Purchase Order Financing Example 1: US Supplier to US Buyer

You are a car parts manufacturer. You have been in business for 5 years and have a good Profit and Loss Statement and Balance Sheet. You just received a large order and are maxed out on credit from your suppliers. Your sales price to your buyer is $100,000 and your total cost to produce the goods is $75,000. Your gross margin is 25%. We will purchase the goods for you from your supplier, give you 45 days to produce the goods, charge you a 5% purchase order fee ($5000, 5% of $100,000) and factor your receivables.

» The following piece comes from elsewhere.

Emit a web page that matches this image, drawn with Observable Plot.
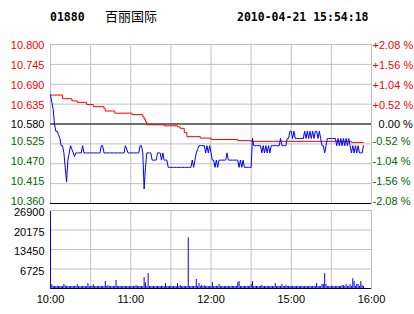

Purchase Order Financing Example 2: Foreign Supplier to US Buyer

You are importing car parts from China. You do not need to touch the goods, they will be shipped directly to the buyer, a large U.S. retailer. The cost of the goods is $500,000 and you will sell them to the buyer for $700,000. Gross margins are 20% (after all importing costs). We open a Letter of Credit to your supplier and will factor the receivables. When the goods are shipped your Chinese supplier will get paid. When the goods are landed in the U.S. and shipped to the U.S. buyer, we will factor the receivable and pay the purchase order from the funds advanced.

Purchase Order Financing Example 3: Foreign Supplier to Foreign Buyer

You are an international car parts broker. You are buying car parts in China from a reputable supplier and selling it to a credit worthy buyer in Chile. The gross margin on this sale is 18%. We will finance the full transaction by wiring funds to your supplier of car parts for $80,000 and collect payment from the Chilean buyer of $110,000, less our factoring fees, insurance and inspection fees.